Instructions for the task: Please return exactly the run of lines that begins with the line containing "Emit a Python" and ends with the line containing "ax = fig.add_axes([ax_left", pictures excluded.

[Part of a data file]
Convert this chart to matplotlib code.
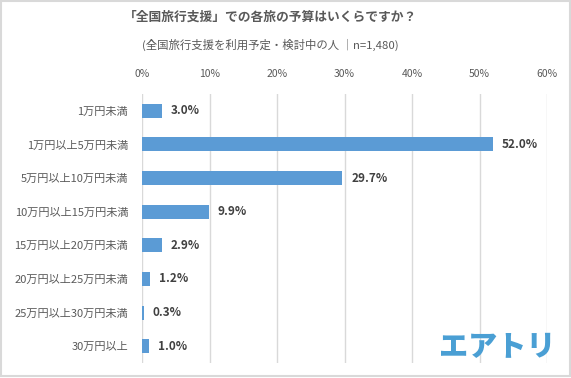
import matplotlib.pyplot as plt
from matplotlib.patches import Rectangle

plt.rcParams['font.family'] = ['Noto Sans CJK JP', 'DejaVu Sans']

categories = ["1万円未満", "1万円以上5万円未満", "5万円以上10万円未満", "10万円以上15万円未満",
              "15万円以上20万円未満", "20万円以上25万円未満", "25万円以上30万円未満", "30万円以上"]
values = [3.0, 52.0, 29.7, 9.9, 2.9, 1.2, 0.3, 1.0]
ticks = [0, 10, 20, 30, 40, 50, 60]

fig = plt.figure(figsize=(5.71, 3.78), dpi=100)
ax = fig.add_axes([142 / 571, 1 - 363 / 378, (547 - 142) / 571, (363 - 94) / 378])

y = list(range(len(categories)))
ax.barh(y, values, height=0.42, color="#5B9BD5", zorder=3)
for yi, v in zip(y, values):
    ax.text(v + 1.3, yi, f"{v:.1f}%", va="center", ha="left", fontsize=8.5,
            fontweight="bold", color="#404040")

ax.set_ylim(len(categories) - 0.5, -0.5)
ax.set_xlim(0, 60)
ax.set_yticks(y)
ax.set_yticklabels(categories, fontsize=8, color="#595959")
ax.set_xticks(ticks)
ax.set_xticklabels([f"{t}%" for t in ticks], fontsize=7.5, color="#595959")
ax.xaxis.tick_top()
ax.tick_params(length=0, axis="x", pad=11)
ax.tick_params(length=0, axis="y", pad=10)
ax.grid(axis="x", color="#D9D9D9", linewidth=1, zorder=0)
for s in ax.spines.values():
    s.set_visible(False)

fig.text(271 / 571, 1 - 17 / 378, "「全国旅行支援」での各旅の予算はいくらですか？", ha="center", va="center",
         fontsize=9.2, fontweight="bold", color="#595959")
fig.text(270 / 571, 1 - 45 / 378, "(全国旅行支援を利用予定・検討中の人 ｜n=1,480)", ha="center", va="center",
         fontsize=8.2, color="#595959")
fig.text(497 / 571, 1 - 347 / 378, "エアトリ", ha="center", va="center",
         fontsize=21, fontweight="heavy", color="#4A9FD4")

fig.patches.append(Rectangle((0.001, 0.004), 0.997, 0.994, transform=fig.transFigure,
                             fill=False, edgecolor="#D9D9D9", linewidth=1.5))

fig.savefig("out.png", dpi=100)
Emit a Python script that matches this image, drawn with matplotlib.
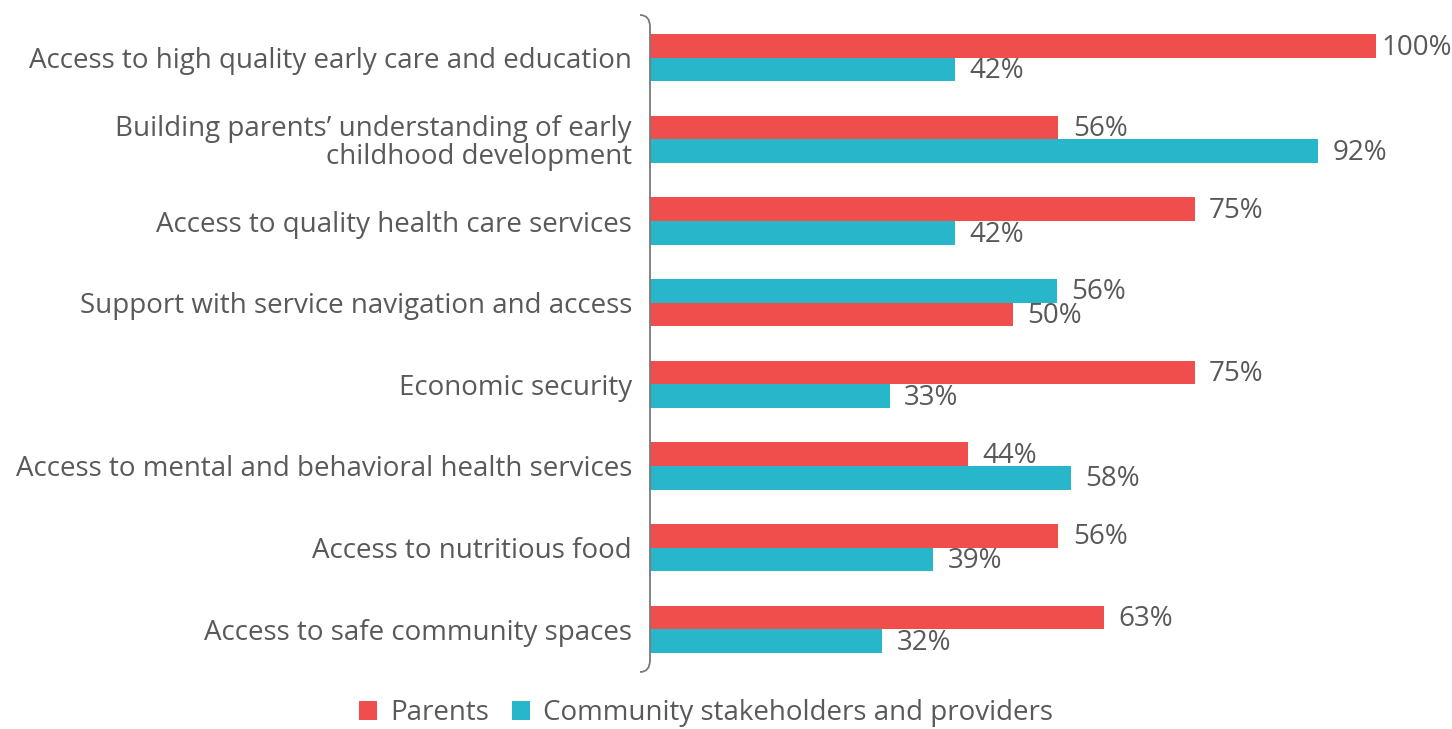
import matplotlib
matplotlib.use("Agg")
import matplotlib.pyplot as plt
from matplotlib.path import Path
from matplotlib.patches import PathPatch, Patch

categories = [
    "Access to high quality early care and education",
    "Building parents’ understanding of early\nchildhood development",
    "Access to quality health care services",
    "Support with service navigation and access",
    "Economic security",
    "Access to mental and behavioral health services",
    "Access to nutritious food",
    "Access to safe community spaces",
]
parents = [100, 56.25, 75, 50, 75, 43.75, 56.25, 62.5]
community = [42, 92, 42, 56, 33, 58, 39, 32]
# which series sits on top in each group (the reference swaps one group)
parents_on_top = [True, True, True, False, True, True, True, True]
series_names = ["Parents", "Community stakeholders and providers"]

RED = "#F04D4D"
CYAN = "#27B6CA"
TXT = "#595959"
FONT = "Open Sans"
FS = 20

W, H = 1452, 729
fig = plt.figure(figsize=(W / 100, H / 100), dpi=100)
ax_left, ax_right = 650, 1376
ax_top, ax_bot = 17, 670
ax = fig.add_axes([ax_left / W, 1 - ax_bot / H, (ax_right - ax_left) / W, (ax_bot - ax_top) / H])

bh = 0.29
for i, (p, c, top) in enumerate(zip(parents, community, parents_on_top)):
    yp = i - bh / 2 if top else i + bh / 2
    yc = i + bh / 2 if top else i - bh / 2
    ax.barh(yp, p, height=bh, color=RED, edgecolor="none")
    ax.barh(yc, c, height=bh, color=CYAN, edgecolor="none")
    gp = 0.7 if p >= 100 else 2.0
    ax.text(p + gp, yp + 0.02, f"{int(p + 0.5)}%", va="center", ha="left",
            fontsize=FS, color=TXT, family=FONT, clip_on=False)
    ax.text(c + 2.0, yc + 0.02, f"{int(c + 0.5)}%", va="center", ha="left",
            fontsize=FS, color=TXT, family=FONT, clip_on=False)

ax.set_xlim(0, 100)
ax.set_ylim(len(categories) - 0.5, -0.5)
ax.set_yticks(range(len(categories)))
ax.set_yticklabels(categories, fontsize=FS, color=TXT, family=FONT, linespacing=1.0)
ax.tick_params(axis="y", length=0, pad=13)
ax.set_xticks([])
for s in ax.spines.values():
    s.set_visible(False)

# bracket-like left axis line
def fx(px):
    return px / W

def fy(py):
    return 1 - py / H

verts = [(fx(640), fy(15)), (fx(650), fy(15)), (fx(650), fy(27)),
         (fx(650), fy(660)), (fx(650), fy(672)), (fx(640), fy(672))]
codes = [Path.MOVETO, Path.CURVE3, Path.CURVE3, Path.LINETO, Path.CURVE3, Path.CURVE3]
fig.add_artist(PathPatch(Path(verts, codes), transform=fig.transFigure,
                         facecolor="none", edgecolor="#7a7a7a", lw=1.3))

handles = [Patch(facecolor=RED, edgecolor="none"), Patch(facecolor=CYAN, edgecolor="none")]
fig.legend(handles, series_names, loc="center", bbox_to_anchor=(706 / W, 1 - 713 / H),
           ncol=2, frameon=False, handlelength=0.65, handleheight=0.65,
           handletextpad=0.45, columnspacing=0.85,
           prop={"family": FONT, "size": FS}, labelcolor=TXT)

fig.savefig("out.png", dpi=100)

Output below:
Emit a Python script that matches this image, drawn with matplotlib.
import matplotlib
matplotlib.use("Agg")
import matplotlib.pyplot as plt
from matplotlib.path import Path
from matplotlib.patches import PathPatch, Patch

categories = [
    "Access to high quality early care and education",
    "Building parents’ understanding of early\nchildhood development",
    "Access to quality health care services",
    "Support with service navigation and access",
    "Economic security",
    "Access to mental and behavioral health services",
    "Access to nutritious food",
    "Access to safe community spaces",
]
parents = [100, 56.25, 75, 50, 75, 43.75, 56.25, 62.5]
community = [42, 92, 42, 56, 33, 58, 39, 32]
# which series sits on top in each group (the reference swaps one group)
parents_on_top = [True, True, True, False, True, True, True, True]
series_names = ["Parents", "Community stakeholders and providers"]

RED = "#F04D4D"
CYAN = "#27B6CA"
TXT = "#595959"
FONT = "Open Sans"
FS = 20

W, H = 1452, 729
fig = plt.figure(figsize=(W / 100, H / 100), dpi=100)
ax_left, ax_right = 650, 1376
ax_top, ax_bot = 17, 670
ax = fig.add_axes([ax_left / W, 1 - ax_bot / H, (ax_right - ax_left) / W, (ax_bot - ax_top) / H])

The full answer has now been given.